Я не случайно несколько раз подчёркивала, что автор как будто намеренно ничему не учит своего героя. Более того, перед нами история про антигероя, который в конце вовсе не перевоспитывается, не исправляется и не умнеет. Посудите сами: раз за разом он попадает в дурацкие ситуации, которые произошли исключительно из-за его отрицания очевидных вещей, но при этом не раскаивается, не сокрушается и даже не расстраивается. Совсем нет: Фома, не моргнув глазом, отправляется в очередное приключение, лишь бы показать всем свою независимую точку зрения. В конце автор уже отчаялся ждать, что его герой хоть раз признает свою неправоту и обращается напрямую к читателю: вы уж, друзья, сделайте сами выводы из этой истории. И я не сомневаюсь, что ребенок вполне способен сделать правильные выводы!
Здесь самое время посетовать на то, что в 1930-е годы авторы не боялись таких историй про антигероев, смело предлагали их детям, поскольку верили в способность детей разобраться, что правильно, а что нет. В то время как современные родители нередко боятся читать детям даже "Незнайку", ведь из этой книги ребёнок непременно научиться ругать девочек плохими словами! (Я это не выдумала, мне это на одном форуме написали, про Незнайку.) Я уж не говорю о современной "проблемной" литературе.
Последнее, что хотелось бы сказать о тексте стихотворения, это предположения о его источниках. Так, в одной из научных статей, автор сопоставляет ритм и размер "Фомы" с "Гренадой" Михаила Светлова и с пародией, написанной А. Г. Архангельским на "Гренаду" и два других стихотворения Светлова и опубликованной в "Литературной газете" в 1929 году, и отмечает их полное ритмическое сходство. Кстати, в той пародии также был сон героя в сюжете. В частности, исследователь Зеев Бар-Селла в статье для Toronto Slavic Quarterly пишет: "И — последний штрих: метр. «Гренада», «Лирический сон» и «Фома» написаны одной и той же разновидностью четырехстопного амфибрахия — то дробящегося, то не дробящегося на 2-стопные полустишия", ссылаясь здесь на работу М. Л. Гаспарова "Современный русский стих: Метрика и ритмика", в которой отмечено, что данный метр в русской поэзии был задан Василием Жуковским.
(Здесь в скобках добавлю, что основная мысль, которую исследователь Бар-Селла пытается обосновать в своей статье, кажется мне довольно абсурдной, автор меня не убедил, поэтому пересказывать не буду.)
Ну и наконец об иллюстрациях!
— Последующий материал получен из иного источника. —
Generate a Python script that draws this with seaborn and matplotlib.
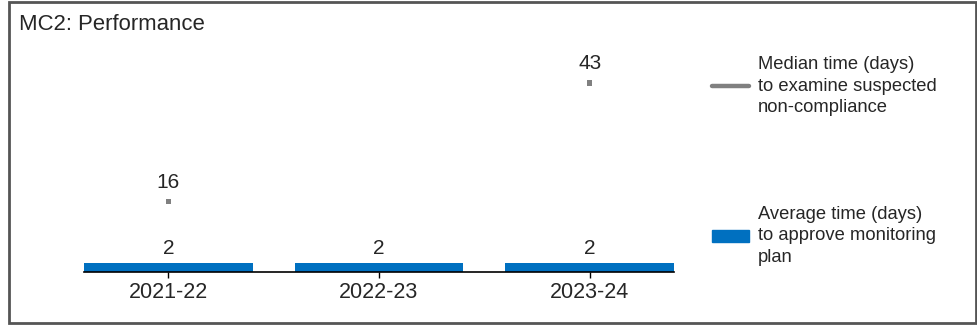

С 1935 года, когда стихотворение было впервые напечатано, его проиллюстрировало множество художников, в том числе самых лучших. В данном переиздании мы видим иллюстрации художника-мультипликатора Сергея Алимова (мой сын, взглянув на книгу, сразу сказал кодовое слово "Бонифаций"), созданные в 1977 году. Интересно, что иллюстрации эти создавались не для книги, а для набора открыток, чем объясняется их композиционное однообразие: все картинки - это крупные полосные иллюстрации одного размера. Если бы художник работал над иллюстрациями к книге, то, конечно, они были бы разного размера, в том числе в кульминационных моментах мы увидели бы двухполосные иллюстрации. Но у нас набор открыток, который был издан как книга, и, как видите, получилось вполне неплохо.
Алимов довольно интересно работает с текстом. Как и многие художники детской книги, рисует он больше, чем говорит автор. Обратите, например, внимание на ушастую собаку, которая сопровождает Фому почти на каждой иллюстрации и становится немым свидетелем всех его чудачеств, даже в его африканском сне. На каждой картинке собака изображена по-разному, в разных позах и с разным выражением морды! Можно отвлечься от основного сюжета и придумать дополнительный, только про собаку, хотя никакой собаки в тексте Михалкова нет.
Также хочется обратить внимание на выражение лица Фомы. В каждой описанной автором ситуации он вполне невозмутим, а кое-где даже выражает надменность (глаза закрыты, губы поджаты, подбородок вздёрнут вверх). При этом художник вовсе не стремится изобразить какого-то отвратительного мальчишку. Нет, у Фомы вполне приятная наружность. Он вовсе не отвратительный, а смешной или просто обыкновенный.
В заключение скажу о качестве издания. В отличие от "Крокодила" Чуковского из той же серии, эта книга напечатана на меловке, что, впрочем, кажется уместным для этих иллюстраций. По поводу соответствия цветопередачи замыслу художника, пожалуй, рассуждать не возмусь, поскольку не видела оригиналов иллюстраций, да они может и не сохранились даже.
***
Спасибо всем, кто дочитал до конца! Есть ли у вас любимые детские стихотворения Сергея Михалкова?